Durante a conversa, o escritor também foi questionado sobre os moldes atuais da literatura. Para ele, o momento é de transição justamente por conta das mudanças tecnológicas. “Meu pai, por exemplo [o também escritor Érico Veríssimo], antes de começar um romance desenhava. No livro ‘O tempo e o vento’, que se passa numa cidade chamada Santa Fé, ele antes de escrever desenhou toda a planta da cidade e também alguns dos personagens. Hoje em dia isso é mais difícil de acontecer”, contou.
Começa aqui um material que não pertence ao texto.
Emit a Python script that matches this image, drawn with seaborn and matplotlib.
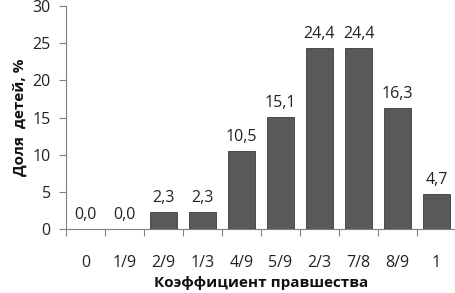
import matplotlib
matplotlib.use("Agg")
import matplotlib.pyplot as plt
import seaborn as sns
import pandas as pd
import numpy as np

categories = ["0", "1/9", "2/9", "1/3", "4/9", "5/9", "2/3", "7/8", "8/9", "1"]
values = [0.0, 0.0, 2.3, 2.3, 10.5, 15.1, 24.4, 24.4, 16.3, 4.7]
labels = ["0,0", "0,0", "2,3", "2,3", "10,5", "15,1", "24,4", "24,4", "16,3", "4,7"]

sns.set_style("white")
plt.rcParams['font.family'] = ['Open Sans', 'DejaVu Sans']

df = pd.DataFrame({"cat": categories, "val": values})

fig = plt.figure(figsize=(4.55, 2.93), dpi=100)
ax = fig.add_axes([66/455, 1-229/293, 390/455, 223/293])

sns.barplot(data=df, x="cat", y="val", order=categories, color="#595959",
            saturation=1, width=0.69, edgecolor="#3a3a3a", linewidth=0.6, ax=ax)

for i, (v, t) in enumerate(zip(values, labels)):
    ax.text(i, v + 0.8, t, ha="center", va="bottom", fontsize=11.5, color="#222222")

ax.set_xlim(-0.5, len(categories) - 0.5)
ax.set_ylim(0, 30)
ax.set_yticks(range(0, 31, 5))
ax.tick_params(axis="y", labelsize=11.5, length=5, width=0.8, color="#808080",
               direction="out", pad=6, left=True, labelcolor="#222222")
ax.set_xticks(range(len(categories)))
ax.set_xticklabels(categories)
ax.set_xticks(np.arange(-0.5, len(categories), 1), minor=True)
ax.tick_params(axis="x", which="major", length=0, labelsize=11.5, pad=19, labelcolor="#222222")
ax.tick_params(axis="x", which="minor", length=5, width=0.8, color="#808080", direction="out", bottom=True)

for s in ["top", "right"]:
    ax.spines[s].set_visible(False)
for s in ["left", "bottom"]:
    ax.spines[s].set_color("#808080")
    ax.spines[s].set_linewidth(0.8)

ax.set_xlabel("")
ax.set_ylabel("")
fig.text(261/455, 1-283/293, "Коэффициент правшества", fontsize=11, fontweight="bold",
         color="#111111", ha="center", va="center")
fig.text(20/455, 1-117/293, "Доля  детей, %", fontsize=11, fontweight="bold",
         color="#111111", ha="center", va="center", rotation=90)

fig.savefig("out.png", dpi=100)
A tecnologia acabou determinando muitas coisas na literatura atual, como o aparecimento de escritores já formados nestes mundo da informática. “Hoje em dia qualquer um pode fazer o seu livro sem sair de casa. É uma mudança radical. Estão, sim, aparecendo cada vez mais escritores hoje, mas isso não significa que necessariamente sejam escritores bons ou importantes”, completou.
O que é uma boa crônica?
Uma das principais características de Veríssimo é a composição de crônicas: são 49 livros do gênero. Para ele, o mais importante - e difícil - é definir o que é a crônica. “Não sabemos quando ela deixa de ser crônica e passa a ser conto ou exercício de estilo. De certa forma, isso é muito bom, porque dá certa liberdade: a gente pode fazer o que quiser naquele espaço. Pode ser sobre futebol e depois sobre cinema e depois sobre política e depois sobre uma história delirante. A melhor definição de crônica que eu já encontrei é que a crônica envolve tudo que é crônico”.
Acervo registrado
Neste ano, a Unisinos terminou de catalogar o acervo de Veríssimo. “Achei que não era a hora. Podiam esperar eu morrer, né? Porque um acervo é para quando a obra ou o autor estiverem acabados. Mas aí insistiram e eu não me opus. Talvez foi um pouco intempestivo”, brincou.